L'IVG EN DÉBAT
Tandis qu’une frange de la société milite pour des avancées en la matière, une autre s’arc-boute sur le statu quo, invoquant les traditions du pays et la religion. Pour JA, deux personnalités aux opinions divergentes, ont accepté d’en débattre
Dans un pays musulman à 90 % et religieux à 99,99 %, l’interruption volontaire de grossesse a-t-elle sa place ? Depuis plusieurs mois, la question de l’avortement thérapeutique fait débat. « Jeune Afrique » a réuni les représentants d’une association féministe et d’une association islamique pour confronter leurs points de vue.
République laïque d’après la Constitution, mais imprégnée de religion, société moderne où le conservatisme n’a toutefois pas dit son dernier mot, le Sénégal a vu ressurgir au cours des derniers mois le débat sur l’avortement. Et, comme tout sujet touchant aux mœurs, celui-ci a déchaîné les passions. Tandis qu’une frange de la société milite pour des avancées en la matière, une autre s’arc-boute sur le statu quo, invoquant les traditions du pays et la religion. Pour Jeune Afrique, deux personnalités mobilisées sur la question, aux opinions divergentes, ont accepté d’en débattre.
D’un côté, Aïssatou Ndiaye, présidente de Youth Women for Action-Sénégal, une association qu’elle a contribué à créer en 2013 et qui travaille sur les questions de violences fondées sur le genre et le droit à la santé sexuelle et reproductive. De l’autre, Mame Mactar Guèye, porte-parole de l’association islamique Jamra, qui surveille sans relâche les entorses présumées à l’ordre moral et religieux au Sénégal et multiplie les actions de plaidoyer sur la question.

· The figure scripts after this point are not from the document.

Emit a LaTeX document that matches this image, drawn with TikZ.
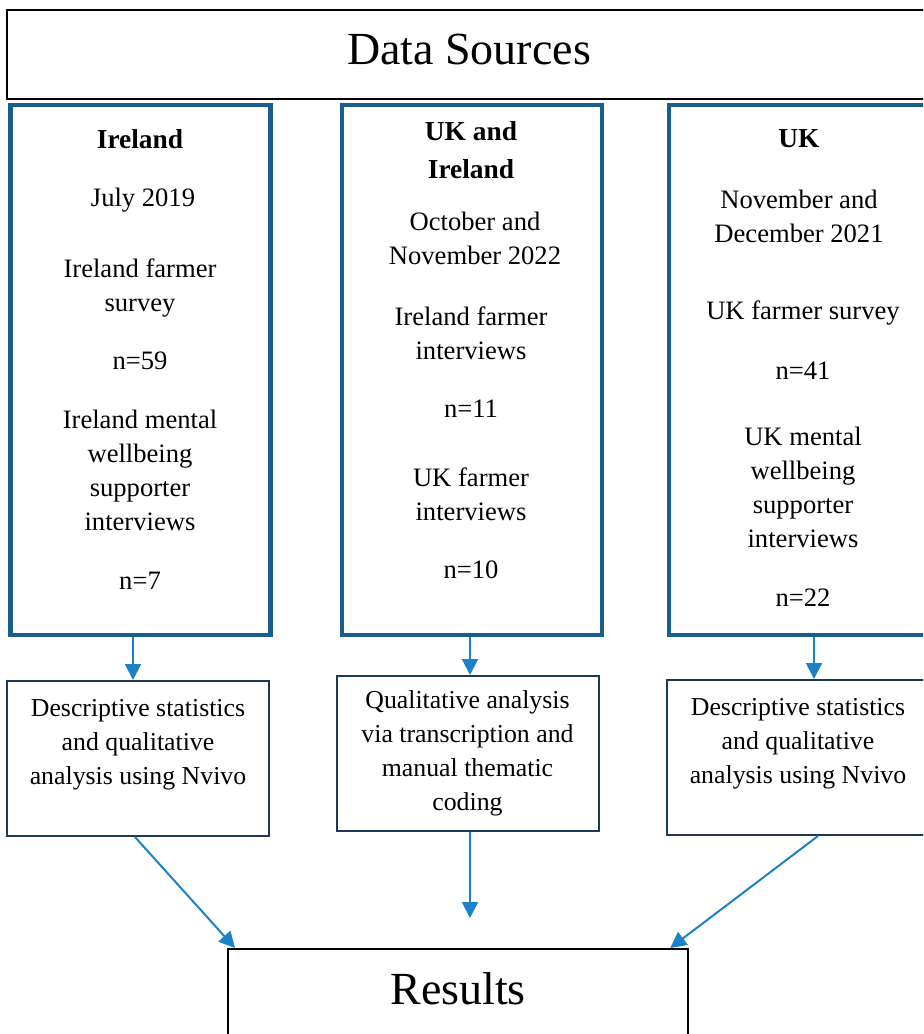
\documentclass[tikz,border=0pt]{standalone}
\usepackage{fontspec}
\setmainfont{Liberation Serif}
\usetikzlibrary{arrows.meta}

\definecolor{boxblue}{RGB}{26,94,140}
\definecolor{arrowblue}{RGB}{27,130,200}
\definecolor{anaborder}{RGB}{28,58,88}

\begin{document}
\begin{tikzpicture}[
  x=0.5pt, y=-0.5pt,
  every node/.style = {font=\fontsize{13.3}{17}\selectfont, align=center, inner sep=0pt},
  headbox/.style = {draw=black, line width=1.1pt, font=\fontsize{23}{28}\selectfont},
  srcbox/.style  = {draw=boxblue, line width=2.4pt, minimum width=130pt, minimum height=265pt},
  anabox/.style  = {draw=anaborder, line width=1pt, minimum width=131pt, minimum height=77.5pt,
                    font=\fontsize{12.9}{17}\selectfont},
  heading/.style = {font=\fontsize{13.7}{19}\selectfont\bfseries},
  flow/.style    = {-{Triangle[width=8pt,length=8pt]}, arrowblue, line width=1pt},
]

%% -- Frame (the reference is cut at right and bottom) -------------------------
\useasboundingbox (0,0) rectangle (923,1034);
\clip (0,0) rectangle (923,1034);

%% -- Column x-coordinates (px) ------------------------------------------------
\def\xL{140}
\def\xM{471}
\def\xR{803}

%% -- Title -------------------------------------------------------------------
\node[headbox, anchor=north, minimum width=462pt, text height=27pt, text depth=17.5pt]
  (sources) at (469,9) {Data Sources};

%% -- Data source boxes -------------------------------------------------------
\node[srcbox] (ire)  at (140.5,370) {};
\node[srcbox] (both) at (472,370) {};
\node[srcbox, minimum width=131pt] (uk) at (800,370) {};

% Ireland
\node[heading] (ireHead)   at (\xL,139) {Ireland};
\node (ireDate)            at (143,200) {July 2019};
\node (ireSurvey)          at (\xL,288) {Ireland farmer\\survey};
\node (ireSurveyN)         at (\xL,361) {n=59};
\node (ireSupport)         at (\xL,470.5) {Ireland mental\\wellbeing\\supporter\\interviews};
\node (ireSupportN)        at (\xL,581) {n=7};

% UK and Ireland
\node[heading] (bothHead)  at (\xM,150) {UK and\\Ireland};
\node (bothDate)           at (475,238.5) {October and\\November 2022};
\node (bothIreInt)         at (\xM,333) {Ireland farmer\\interviews};
\node (bothIreN)           at (\xM,409) {n=11};
\node (bothUkInt)          at (\xM,494) {UK farmer\\interviews};
\node (bothUkN)            at (\xM,570) {n=10};

% UK
\node[heading] (ukHead)    at (799,139) {UK};
\node (ukDate)             at (799,216) {November and\\December 2021};
\node (ukSurvey)           at (\xR,313) {UK farmer survey};
\node (ukSurveyN)          at (\xR,371) {n=41};
\node (ukSupport)          at (\xR,487) {UK mental\\wellbeing\\supporter\\interviews};
\node (ukSupportN)         at (\xR,598) {n=22};

%% -- Analysis boxes ----------------------------------------------------------
\node[anabox] (ireAna)  at (138,758.5)
  {Descriptive statistics\\and qualitative\\analysis using Nvivo\\\mbox{}};
\node[anabox] (bothAna) at (467.5,753.5)
  {Qualitative analysis\\via transcription and\\manual thematic\\coding};
\node[anabox] (ukAna)   at (798,757.5)
  {Descriptive statistics\\and qualitative\\analysis using Nvivo\\\mbox{}};

%% -- Results -----------------------------------------------------------------
\node[headbox, anchor=north west, minimum width=230pt, text height=27.5pt, text depth=40pt]
  (results) at (227,948) {Results};
\coordinate (resultsIn) at (470,918);

%% -- Connectors --------------------------------------------------------------
\draw[flow] ([xshift=-3.75pt]ire.south) -- ([xshift=-3.75pt]ire.south |- ireAna.north);
\draw[flow] ([xshift=-1pt]both.south)   -- ([xshift=-1pt]both.south |- bothAna.north);
\draw[flow] ([xshift=7pt]uk.south)      -- ([xshift=7pt]uk.south |- ukAna.north);

\draw[flow] ([xshift=-1.5pt]ireAna.south) -- ([xshift=4pt]results.north west);
\draw[flow] ([xshift=1.25pt]bothAna.south) -- (resultsIn);
\draw[flow] ([xshift=10pt]ukAna.south)   -- ([xshift=-9.5pt]results.north east);

\end{tikzpicture}
\end{document}
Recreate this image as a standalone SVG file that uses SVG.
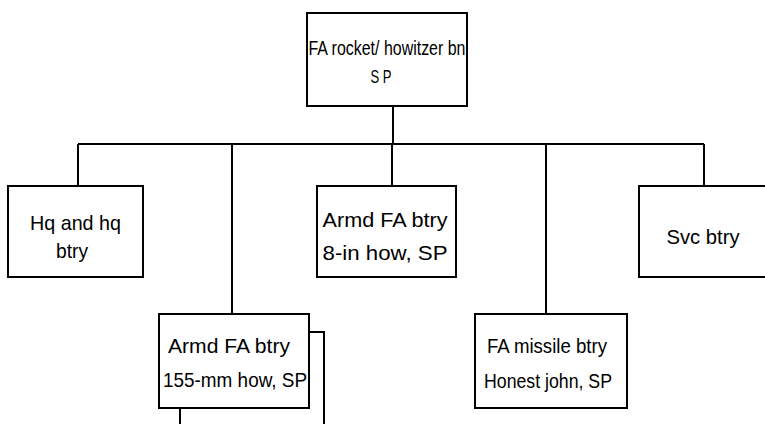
<svg xmlns="http://www.w3.org/2000/svg" width="765" height="424" viewBox="0 0 765 424">
<style>
.box{fill:#fff;stroke:#000;stroke-width:2}
.ln{fill:none;stroke:#000;stroke-width:2}
text{font-family:"Liberation Sans",Arial,sans-serif;font-size:21px;fill:#000;text-anchor:middle}
</style>
<rect width="765" height="424" fill="#fff"/>
<g id="connectors">
<path class="ln" d="M393 106V144M78 144H704M78 144V186M232 144V314M392 144V186M546 144V314M704 144V186"/>
<path class="ln" d="M309 332H324V424M180 408V424"/>
</g>
<g id="bn">
<rect class="box" x="307" y="13" width="160" height="93"/>
<text x="387" y="55" style="font-size:20px" textLength="157" lengthAdjust="spacingAndGlyphs">FA rocket/ howitzer bn</text>
<text x="381" y="83" style="font-size:18px" textLength="21" lengthAdjust="spacingAndGlyphs">S P</text>
</g>
<g id="hq">
<rect class="box" x="8" y="186" width="135" height="91"/>
<text x="75.5" y="230" textLength="91" lengthAdjust="spacingAndGlyphs">Hq and hq</text>
<text x="72" y="258" textLength="32" lengthAdjust="spacingAndGlyphs">btry</text>
</g>
<g id="armd8">
<rect class="box" x="317" y="186" width="139" height="91"/>
<text x="385" y="227" textLength="125" lengthAdjust="spacingAndGlyphs">Armd FA btry</text>
<text x="385" y="260" textLength="125" lengthAdjust="spacingAndGlyphs">8-in  how, SP</text>
</g>
<g id="svc">
<rect class="box" x="639" y="186" width="140" height="91"/>
<text x="703" y="244" textLength="73" lengthAdjust="spacingAndGlyphs">Svc btry</text>
</g>
<g id="armd155">
<rect class="box" x="159" y="314" width="150" height="94"/>
<text x="229" y="353" textLength="122" lengthAdjust="spacingAndGlyphs">Armd FA btry</text>
<text x="235" y="387" textLength="144" lengthAdjust="spacingAndGlyphs">155-mm how, SP</text>
</g>
<g id="missile">
<rect class="box" x="475" y="314" width="152" height="94"/>
<text x="547" y="353" textLength="120" lengthAdjust="spacingAndGlyphs">FA missile btry</text>
<text x="548" y="388" textLength="128" lengthAdjust="spacingAndGlyphs">Honest john, SP</text>
</g>
</svg>
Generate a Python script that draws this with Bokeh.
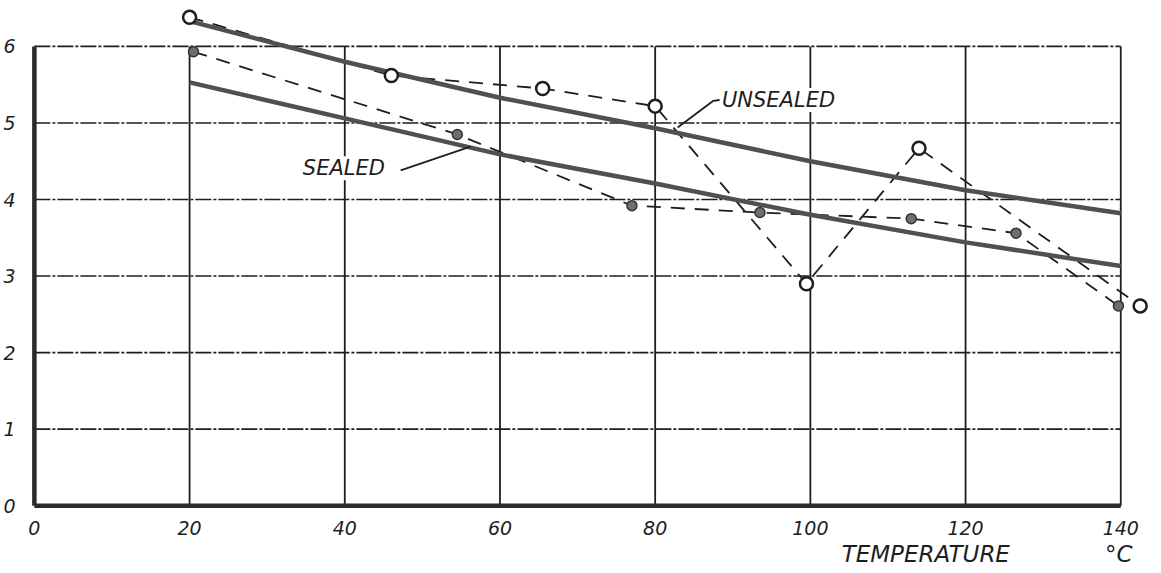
from bokeh.plotting import figure
from bokeh.models import Range1d, FixedTicker, Label, Title
from bokeh.embed import file_html
from bokeh.resources import INLINE

# ---- data ----
x_ticks = [0, 20, 40, 60, 80, 100, 120, 140]
y_ticks = [0, 1, 2, 3, 4, 5, 6]

unsealed_t = [20, 46, 65.5, 80, 99.5, 114, 142.5]
unsealed_v = [6.38, 5.62, 5.45, 5.22, 2.90, 4.67, 2.61]

sealed_t = [20.5, 54.5, 77, 93.5, 113, 126.5, 139.7]
sealed_v = [5.93, 4.85, 3.92, 3.83, 3.75, 3.56, 2.61]

fit_t = [20, 40, 60, 80, 100, 120, 140]
unsealed_fit = [6.33, 5.80, 5.33, 4.93, 4.50, 4.12, 3.82]
sealed_fit = [5.53, 5.06, 4.59, 4.21, 3.80, 3.44, 3.13]

FONT = "DejaVu Sans"
INK = "#1e1e1e"

p = figure(width=1161, height=573, output_backend="svg", toolbar_location=None,
           x_range=Range1d(-0.5, 145.25), y_range=Range1d(-0.05, 6.60),
           min_border_left=30, min_border_right=0, min_border_top=0,
           min_border_bottom=64)
p.outline_line_color = None
p.xgrid.visible = False
p.ygrid.visible = False
p.background_fill_color = "white"
p.border_fill_color = "white"

for ax in (p.xaxis[0], p.yaxis[0]):
    ax.axis_line_color = None
    ax.major_tick_line_color = None
    ax.minor_tick_line_color = None
    ax.major_label_text_font = FONT
    ax.major_label_text_font_style = "italic"
    ax.major_label_text_font_size = "19px"
    ax.major_label_text_color = INK
p.xaxis[0].ticker = FixedTicker(ticks=x_ticks)
p.yaxis[0].ticker = FixedTicker(ticks=y_ticks)
p.xaxis[0].major_label_standoff = 5
p.yaxis[0].major_label_standoff = 9
p.yaxis[0].major_label_text_baseline = "bottom"

xmin, xmax = x_ticks[0], x_ticks[-1]
ymin, ymax = y_ticks[0], y_ticks[-1]

# horizontal grid lines (dash-dot like the scan)
hy = y_ticks[1:]
p.segment(x0=[xmin] * len(hy), y0=hy, x1=[xmax] * len(hy), y1=hy,
          line_color=INK, line_width=1.6, line_dash="16 2 3 2")
# vertical grid lines
vx = x_ticks[1:]
p.segment(x0=vx, y0=[ymin] * len(vx), x1=vx, y1=[ymax] * len(vx),
          line_color=INK, line_width=1.8)
# thick axes lines
p.line([xmin, xmin], [ymin, ymax], line_color="#2a2a2a", line_width=4.5)
p.line([xmin, xmax], [ymin, ymin], line_color="#2a2a2a", line_width=4.5)

# dashed data lines
p.line(unsealed_t, unsealed_v, line_color=INK, line_width=1.8, line_dash="14 10")
p.line(sealed_t, sealed_v, line_color=INK, line_width=1.8, line_dash="14 10")

# fitted curves
p.line(fit_t, unsealed_fit, line_color="#505050", line_width=4.5)
p.line(fit_t, sealed_fit, line_color="#505050", line_width=4.5)

# markers
p.scatter(unsealed_t, unsealed_v, marker="circle", size=13, fill_color="white",
          line_color=INK, line_width=2.5)
p.scatter(sealed_t, sealed_v, marker="circle", size=10, fill_color="#6e6e6e",
          line_color="#333333", line_width=1.5)

# leader lines for the curve labels
p.line([82.9, 87.5, 88.3], [4.94, 5.29, 5.30], line_color=INK, line_width=1.8)
p.line([47.2, 56.2], [4.38, 4.69], line_color=INK, line_width=1.8)

def lab(x, y, text, size="21px"):
    return Label(x=x, y=y, text=text, text_font=FONT, text_font_style="italic",
                 text_font_size=size, text_color=INK, text_baseline="middle",
                 text_align="left", background_fill_color="white")

p.add_layout(lab(88.6, 5.30, "UNSEALED"))
p.add_layout(lab(34.6, 4.41, "SEALED"))

xlabel = Title(text="TEMPERATURE" + "\u00a0" * 13 + "°C", align="right",
               offset=29, text_font=FONT, text_font_style="italic",
               text_font_size="23px", text_color=INK, standoff=3)
p.add_layout(xlabel, "below")

open("out.html", "w").write(file_html(p, INLINE))
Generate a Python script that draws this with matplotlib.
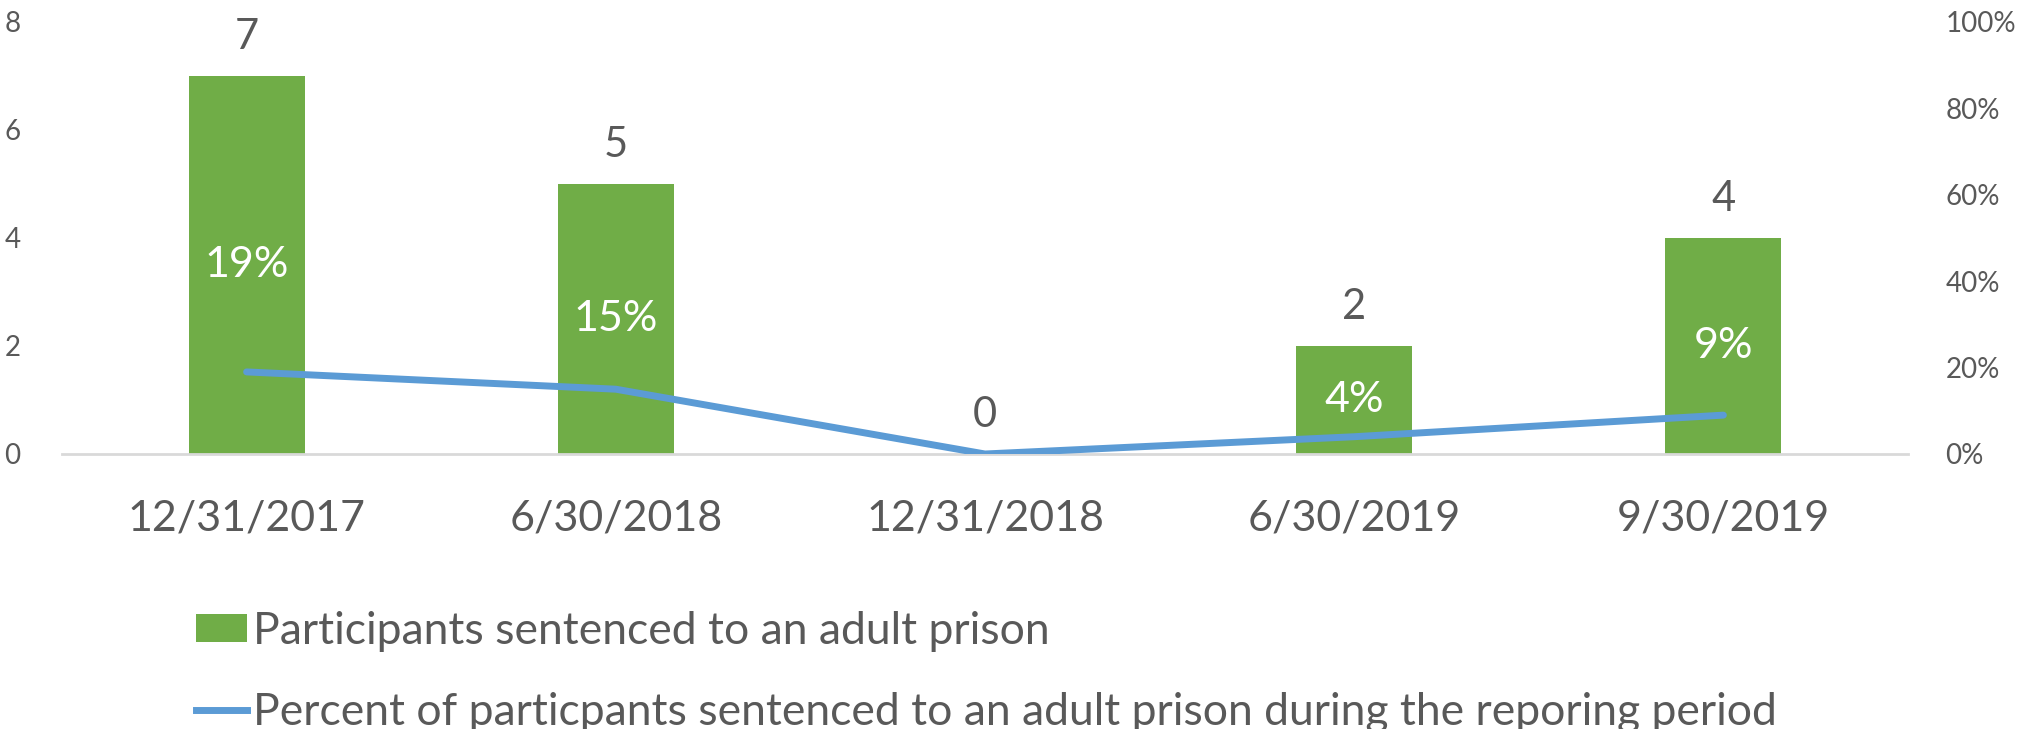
import matplotlib
matplotlib.use("Agg")
import matplotlib.pyplot as plt
from matplotlib.patches import Patch
from matplotlib.lines import Line2D
from matplotlib.ticker import FuncFormatter

plt.rcParams['font.family'] = ['Lato', 'DejaVu Sans']

categories = ["12/31/2017", "6/30/2018", "12/31/2018", "6/30/2019", "9/30/2019"]
participants = [7, 5, 0, 2, 4]
percents = [0.19, 0.15, 0.0, 0.04, 0.09]
bar_label = "Participants sentenced to an adult prison"
line_label = "Percent of particpants sentenced to an adult prison during the reporing period"

GREEN = "#70AD47"
BLUE = "#5B9BD5"
TXT = "#595959"
AX = "#D9D9D9"

W, H = 2017, 729
fig = plt.figure(figsize=(W / 100, H / 100), dpi=100)
ax = fig.add_axes([62 / W, 1 - 454 / H, (1908 - 62) / W, 432 / H])
x = list(range(len(categories)))
ax.bar(x, participants, width=0.314, color=GREEN, zorder=2)
ax.set_xlim(-0.5, len(categories) - 0.5)
ax.set_ylim(0, 8)
ax.set_yticks([0, 2, 4, 6, 8])
ax.set_xticks(x)
ax.set_xticklabels(categories, fontsize=31, color=TXT)
for s in ["top", "right", "left"]:
    ax.spines[s].set_visible(False)
ax.spines["bottom"].set_color(AX)
ax.spines["bottom"].set_linewidth(2)
ax.tick_params(axis="x", length=0, pad=33)
ax.tick_params(axis="y", length=0, labelsize=20, labelcolor=TXT, pad=30)

for xi, v, p in zip(x, participants, percents):
    ax.annotate(str(v), (xi, v), xytext=(0, 28), textcoords="offset points",
                ha="center", va="center", fontsize=30, color=TXT)
    if v > 0:
        ax.text(xi, v / 2, f"{round(p * 100)}%", ha="center", va="center",
                fontsize=31, color="white", zorder=5)

ax2 = ax.twinx()
ax2.plot(x, percents, color=BLUE, linewidth=5, solid_capstyle="round", zorder=3)
ax2.set_ylim(0, 1)
ax2.set_yticks([0, 0.2, 0.4, 0.6, 0.8, 1.0])
ax2.yaxis.set_major_formatter(FuncFormatter(lambda v, _: f"{round(v * 100)}%"))
for s in ["top", "right", "left", "bottom"]:
    ax2.spines[s].set_visible(False)
ax2.tick_params(axis="y", length=0, labelsize=20, labelcolor=TXT, pad=27)

handles = [Patch(facecolor=GREEN, edgecolor="none"),
           Line2D([0], [0], color=BLUE, linewidth=5)]
leg = fig.legend(handles, [bar_label, line_label], loc="upper left",
                 bbox_to_anchor=(196 / W, 1 - 611 / H), frameon=False,
                 fontsize=32, labelcolor=TXT, handlelength=1.15,
                 handleheight=0.58, handletextpad=0.13, labelspacing=0.9,
                 borderpad=0, borderaxespad=0)

fig.savefig("out.png", dpi=100)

Pour Jeune Afrique, tous deux ont confronté leurs points de vue sur ce sujet hautement sensible qu’est l’avortement.
Jeune Afrique : Une polémique a récemment émergé autour de l’avortement médicalisé. Comment est-elle apparue ?
Mame Mactar Guèye : Le débat a surgi à l’initiative d’associations soucieuses de préserver l’intérêt des femmes et de lutter contre les violences qui leur sont faites – démarche que nous avons toujours saluée. En mai 2019, la responsable d’une de ces associations, Amy Sakho, porte-parole du Comité de plaidoyer pour le droit à l’avortement médicalisé, en cas de viol ou d’inceste, m’avait contacté. Elle demandait à Jamra un soutien dans le cadre d’une campagne visant à ce que le viol soit criminalisé.
Nous avons donc accompagné nos sœurs des mouvements féministes dans ce combat, avec comme mot d’ordre l’accentuation des sanctions pénales contre ce fléau, afin d’en finir avec l’impunité – relative – des auteurs de viols. Quelques mois plus tard, le 10 janvier 2020, l’Assemblée nationale a voté la loi 2020-2005 portant criminalisation du viol.
Nous ne sommes pas dans une adversité tranchée : nous avons des points de convergence, même s’il est vrai que nous ne sommes pas d’accord sur tout. D’ailleurs, depuis lors, le viol est puni d’un minimum de dix ans de prison, pouvant aller jusqu’à la perpétuité s’il est assorti d’un meurtre.
Quand vous parlez de vos « sœurs », voulez-vous dire qu’il y a une collaboration entre Jamra et les mouvements féministes ?
Mame Mactar Guèye : Nous avons des relations régulières avec plusieurs mouvements. Outre celui d’Aïssatou Ndiaye, il y a aussi l’Association des juristes sénégalaises (AJS), d’Amy Sakho, et bien d’autres.